Парикмахер сделал четыре шага, чтобы дойти до ящика, в котором лед роскошно захрустел при извлечении бутылки, и четыре шага обратно. Саймону, умиравшему от нетерпения и жажды, каждый шаг казался вечностью. Наконец с хлопком отлетела пробка, и он смог ухватить холодную и мокрую бутылку, показавшуюся ему прекраснее ценнейшей вазы эпохи Минь.
— Ваше здоровье, — сказал он и одним глотком осушил половину.
— Спасибо, — ответил парикмахер.
Саймон сделал паузу перед следующим глотком, наслаждаясь первой реакцией, вызванной в его организме холодной и вкусной жидкостью.
— Нет ли у вас тут чего-нибудь перекусить? — спросил он. — Я считаю, что вкус пива улучшается с закуской.
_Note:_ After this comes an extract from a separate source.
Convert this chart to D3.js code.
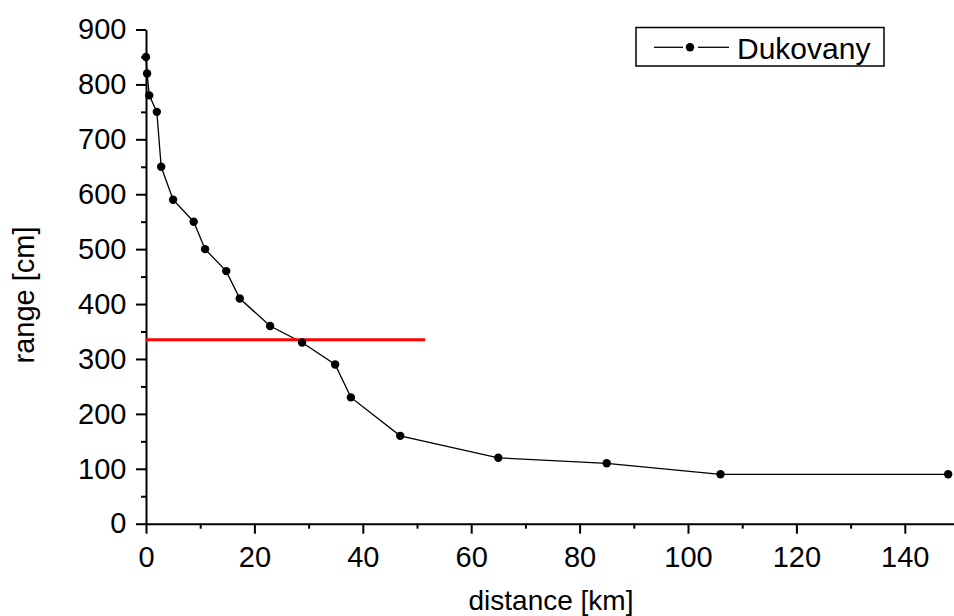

— Есть хорошее салями, если вы его любите.
— Обожаю салями.
Парикмахер исчез за еще одной занавеской в глубине и вернулся через минуту с несколькими щедрыми ломтями на выщербленной тарелке. За это время Саймон уже прикончил свою бутылку и выразительным жестом показал, что к колбасе потребуется еще одна.
— Что подало вам мысль обратиться ко мне по-английски? — с любопытством спросил он, открывая вторую бутылку.
— Судя по тому, как вы оглядывались, я решил, что вы никогда раньше не были здесь, — тихо сказал парикмахер, — и я обратил внимание, как вы пострижены, и как вы одеты, и как вы двигаетесь. У жителей разных стран совершенно разные выражение лиц, движения, походка. Переоденьте немца в итальянский костюм, он все равно не будет похож на итальянца. Я шестнадцать лет работал в Чикаго и навидался всякого.
Каким образом он оказался в Америке и почему вернулся в это сицилийское захолустье, Саймон не знал и знать не хотел, но был уверен, что вскоре услышит все в мельчайших деталях. Пока он сам был еще в состоянии говорить, пока губы его еще не были скрыты пеной. Святой решил, что нужно хотя бы намекнуть, откуда он тут взялся.